Alice Sebold now talks of her anguish about Anthony Broadwater’s 16 years in prison: 

‘It has taken me these past eight days to comprehend how this could have happened…40 years ago, he became another young Black man brutalised by our flawed legal system… I will continue to struggle with the role that I unwittingly played within a system that sent an innocent man to jail..’ 

Is it fair for Sebold to point the finger at the ‘system’? As for Broadwater, he has shown real magnanimity given his 16 years’ incarceration, and, after release, his time living under the shadow of being a convicted rapist. 

‘It must have taken a lot of courage for her to do that’, he says. ‘It’s still painful to me because I was wrongfully convicted, but this will help me in my process to come to peace with what happened.’
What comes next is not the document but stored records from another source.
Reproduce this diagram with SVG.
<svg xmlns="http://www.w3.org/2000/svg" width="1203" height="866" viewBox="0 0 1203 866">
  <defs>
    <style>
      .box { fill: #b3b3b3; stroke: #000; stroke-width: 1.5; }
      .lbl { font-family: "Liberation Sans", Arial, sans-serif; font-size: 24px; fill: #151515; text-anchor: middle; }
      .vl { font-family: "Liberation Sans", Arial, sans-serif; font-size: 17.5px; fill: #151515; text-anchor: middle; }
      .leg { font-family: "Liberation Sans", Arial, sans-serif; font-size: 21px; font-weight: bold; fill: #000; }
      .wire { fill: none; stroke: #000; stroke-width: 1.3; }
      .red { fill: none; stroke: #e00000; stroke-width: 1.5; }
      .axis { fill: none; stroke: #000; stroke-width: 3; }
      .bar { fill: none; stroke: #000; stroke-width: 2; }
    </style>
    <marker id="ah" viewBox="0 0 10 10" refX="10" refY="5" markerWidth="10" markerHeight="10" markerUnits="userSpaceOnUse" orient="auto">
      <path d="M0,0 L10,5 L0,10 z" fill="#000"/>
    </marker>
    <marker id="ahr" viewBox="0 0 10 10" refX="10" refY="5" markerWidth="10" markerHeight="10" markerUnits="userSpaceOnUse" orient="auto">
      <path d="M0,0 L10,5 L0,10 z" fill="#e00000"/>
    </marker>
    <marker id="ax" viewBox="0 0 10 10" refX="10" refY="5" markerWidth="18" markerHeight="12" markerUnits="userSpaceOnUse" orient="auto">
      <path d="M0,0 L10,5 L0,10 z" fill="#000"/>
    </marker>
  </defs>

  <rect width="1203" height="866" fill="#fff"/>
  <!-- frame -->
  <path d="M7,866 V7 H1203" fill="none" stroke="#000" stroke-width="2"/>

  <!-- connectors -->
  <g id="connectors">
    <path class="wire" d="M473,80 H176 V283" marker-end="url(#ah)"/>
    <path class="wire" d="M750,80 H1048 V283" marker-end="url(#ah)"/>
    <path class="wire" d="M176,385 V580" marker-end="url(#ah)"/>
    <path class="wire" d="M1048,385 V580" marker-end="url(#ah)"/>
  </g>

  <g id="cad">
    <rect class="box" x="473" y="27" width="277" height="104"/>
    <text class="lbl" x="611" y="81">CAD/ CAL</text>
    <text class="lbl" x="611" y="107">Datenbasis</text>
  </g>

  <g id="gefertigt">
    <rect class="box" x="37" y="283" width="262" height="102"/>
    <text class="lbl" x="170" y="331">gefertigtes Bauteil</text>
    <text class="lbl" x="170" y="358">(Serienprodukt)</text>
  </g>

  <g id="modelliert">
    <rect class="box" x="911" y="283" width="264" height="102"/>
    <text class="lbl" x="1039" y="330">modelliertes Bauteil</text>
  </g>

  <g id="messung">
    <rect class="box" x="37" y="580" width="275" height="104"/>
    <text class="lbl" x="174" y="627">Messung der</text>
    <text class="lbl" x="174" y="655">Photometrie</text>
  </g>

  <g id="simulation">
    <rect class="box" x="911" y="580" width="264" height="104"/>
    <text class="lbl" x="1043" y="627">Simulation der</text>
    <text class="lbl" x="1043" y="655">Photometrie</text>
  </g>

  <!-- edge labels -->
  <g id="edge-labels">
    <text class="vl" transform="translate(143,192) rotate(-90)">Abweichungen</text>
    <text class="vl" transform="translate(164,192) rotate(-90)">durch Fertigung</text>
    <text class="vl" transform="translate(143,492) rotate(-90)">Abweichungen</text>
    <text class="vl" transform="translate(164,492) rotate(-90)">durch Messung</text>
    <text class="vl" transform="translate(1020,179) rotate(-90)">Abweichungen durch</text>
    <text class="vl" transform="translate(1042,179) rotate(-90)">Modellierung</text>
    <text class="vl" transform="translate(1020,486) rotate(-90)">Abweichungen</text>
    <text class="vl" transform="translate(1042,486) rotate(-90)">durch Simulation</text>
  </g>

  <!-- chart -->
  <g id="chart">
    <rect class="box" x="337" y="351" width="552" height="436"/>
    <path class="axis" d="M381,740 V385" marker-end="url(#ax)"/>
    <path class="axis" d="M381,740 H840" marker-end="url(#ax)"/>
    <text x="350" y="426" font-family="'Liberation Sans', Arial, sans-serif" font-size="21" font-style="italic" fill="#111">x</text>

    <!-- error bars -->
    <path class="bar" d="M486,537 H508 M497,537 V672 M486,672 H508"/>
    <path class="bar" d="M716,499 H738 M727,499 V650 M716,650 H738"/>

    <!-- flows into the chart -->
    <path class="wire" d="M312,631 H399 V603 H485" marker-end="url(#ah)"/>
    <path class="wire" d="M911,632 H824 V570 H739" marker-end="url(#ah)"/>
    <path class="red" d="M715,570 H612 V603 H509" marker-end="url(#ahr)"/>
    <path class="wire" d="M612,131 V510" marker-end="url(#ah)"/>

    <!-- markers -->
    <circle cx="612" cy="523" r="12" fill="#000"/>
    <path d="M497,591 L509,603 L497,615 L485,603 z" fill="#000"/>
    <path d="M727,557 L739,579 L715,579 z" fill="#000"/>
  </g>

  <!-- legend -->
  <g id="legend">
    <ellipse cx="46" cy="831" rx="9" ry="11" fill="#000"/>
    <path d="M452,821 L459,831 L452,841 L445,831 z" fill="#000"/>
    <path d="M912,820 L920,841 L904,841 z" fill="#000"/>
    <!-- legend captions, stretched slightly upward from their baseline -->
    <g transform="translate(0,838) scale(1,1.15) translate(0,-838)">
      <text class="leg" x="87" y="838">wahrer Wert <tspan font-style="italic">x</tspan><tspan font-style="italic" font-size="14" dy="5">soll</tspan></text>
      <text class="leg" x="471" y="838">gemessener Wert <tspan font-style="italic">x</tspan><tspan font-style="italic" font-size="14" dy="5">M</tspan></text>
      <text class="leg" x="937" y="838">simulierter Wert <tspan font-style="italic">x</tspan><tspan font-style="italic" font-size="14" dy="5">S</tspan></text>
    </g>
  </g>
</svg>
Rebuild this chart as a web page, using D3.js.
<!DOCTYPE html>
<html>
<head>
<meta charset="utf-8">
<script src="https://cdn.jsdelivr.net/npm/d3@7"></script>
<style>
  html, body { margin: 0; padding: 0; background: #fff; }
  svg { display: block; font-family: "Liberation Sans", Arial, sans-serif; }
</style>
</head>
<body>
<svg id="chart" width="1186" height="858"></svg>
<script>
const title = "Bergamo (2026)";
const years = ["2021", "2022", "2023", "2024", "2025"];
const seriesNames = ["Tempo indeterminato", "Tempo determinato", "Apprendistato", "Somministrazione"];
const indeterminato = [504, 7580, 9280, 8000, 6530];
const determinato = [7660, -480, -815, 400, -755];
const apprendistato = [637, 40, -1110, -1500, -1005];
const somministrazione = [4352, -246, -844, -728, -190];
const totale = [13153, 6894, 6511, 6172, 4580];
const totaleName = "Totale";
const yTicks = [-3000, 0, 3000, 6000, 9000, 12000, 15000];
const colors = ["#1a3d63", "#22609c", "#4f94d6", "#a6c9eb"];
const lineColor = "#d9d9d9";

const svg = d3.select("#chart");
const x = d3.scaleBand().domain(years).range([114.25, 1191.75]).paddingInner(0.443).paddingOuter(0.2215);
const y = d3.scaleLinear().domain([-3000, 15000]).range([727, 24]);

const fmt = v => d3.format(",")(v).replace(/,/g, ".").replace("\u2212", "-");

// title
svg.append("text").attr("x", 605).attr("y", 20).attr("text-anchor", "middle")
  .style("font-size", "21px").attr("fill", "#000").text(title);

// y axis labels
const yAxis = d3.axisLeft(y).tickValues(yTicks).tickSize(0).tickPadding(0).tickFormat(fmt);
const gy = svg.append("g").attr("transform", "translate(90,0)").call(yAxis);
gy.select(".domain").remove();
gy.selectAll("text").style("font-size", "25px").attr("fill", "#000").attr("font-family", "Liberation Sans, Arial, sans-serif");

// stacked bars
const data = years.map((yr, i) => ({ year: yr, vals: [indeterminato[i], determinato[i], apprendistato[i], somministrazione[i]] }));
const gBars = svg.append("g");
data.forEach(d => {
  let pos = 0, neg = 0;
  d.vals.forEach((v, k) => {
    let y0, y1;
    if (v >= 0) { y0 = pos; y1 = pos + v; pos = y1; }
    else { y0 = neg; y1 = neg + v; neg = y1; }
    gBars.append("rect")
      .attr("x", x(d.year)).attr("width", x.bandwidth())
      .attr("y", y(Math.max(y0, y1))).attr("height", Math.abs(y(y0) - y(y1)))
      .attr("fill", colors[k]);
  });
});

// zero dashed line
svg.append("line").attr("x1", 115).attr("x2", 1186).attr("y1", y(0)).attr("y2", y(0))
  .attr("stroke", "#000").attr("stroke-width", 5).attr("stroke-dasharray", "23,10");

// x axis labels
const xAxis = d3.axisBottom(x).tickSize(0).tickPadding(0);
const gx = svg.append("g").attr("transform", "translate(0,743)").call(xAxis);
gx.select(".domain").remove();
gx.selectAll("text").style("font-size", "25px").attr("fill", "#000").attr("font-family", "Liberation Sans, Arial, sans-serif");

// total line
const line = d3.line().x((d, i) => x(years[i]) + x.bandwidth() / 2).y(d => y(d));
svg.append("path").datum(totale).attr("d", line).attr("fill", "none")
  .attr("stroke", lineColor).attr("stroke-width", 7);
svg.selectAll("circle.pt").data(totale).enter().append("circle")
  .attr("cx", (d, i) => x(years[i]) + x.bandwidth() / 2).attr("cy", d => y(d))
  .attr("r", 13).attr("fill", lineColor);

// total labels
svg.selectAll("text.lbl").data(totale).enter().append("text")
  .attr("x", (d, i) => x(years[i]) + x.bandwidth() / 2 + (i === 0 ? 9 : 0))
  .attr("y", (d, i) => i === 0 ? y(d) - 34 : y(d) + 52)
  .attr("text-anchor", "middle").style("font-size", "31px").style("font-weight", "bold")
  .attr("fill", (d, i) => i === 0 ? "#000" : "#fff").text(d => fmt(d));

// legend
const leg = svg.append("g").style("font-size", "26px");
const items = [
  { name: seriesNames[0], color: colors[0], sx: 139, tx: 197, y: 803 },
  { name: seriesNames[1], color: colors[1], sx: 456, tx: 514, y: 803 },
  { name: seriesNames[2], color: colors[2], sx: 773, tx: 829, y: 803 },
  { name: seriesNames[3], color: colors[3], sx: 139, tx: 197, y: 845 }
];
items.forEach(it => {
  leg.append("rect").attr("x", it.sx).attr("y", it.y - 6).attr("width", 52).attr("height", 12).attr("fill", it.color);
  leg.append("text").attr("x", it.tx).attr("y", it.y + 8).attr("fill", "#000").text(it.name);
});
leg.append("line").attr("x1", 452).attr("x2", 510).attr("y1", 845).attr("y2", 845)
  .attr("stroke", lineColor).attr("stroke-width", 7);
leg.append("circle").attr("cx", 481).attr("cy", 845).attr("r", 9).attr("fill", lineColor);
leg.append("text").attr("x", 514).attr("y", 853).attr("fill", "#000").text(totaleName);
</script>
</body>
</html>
Good for him. Yet an apology isn’t quite enough, is it? Alice Sebold’s career as a writer took off with her account of her ordeal, ironically named Lucky. The publisher, Scribner, has put the distribution of the book on hold. But will the account now be changed? And might Sebold consider sharing the profits from the book – which must be considerable, given that it sold over a million copies – with Broadwater? I’d say he deserves it. 

There has been a crowdfunding appeal to support him, but if Sebold wants to show her remorse at what happened to Broadwater, then cash is one way of doing it. She remains a victim, but she created another victim too. Broadwater lives with his wife in a derelict apartment block; he’s poor. She can put that right at least.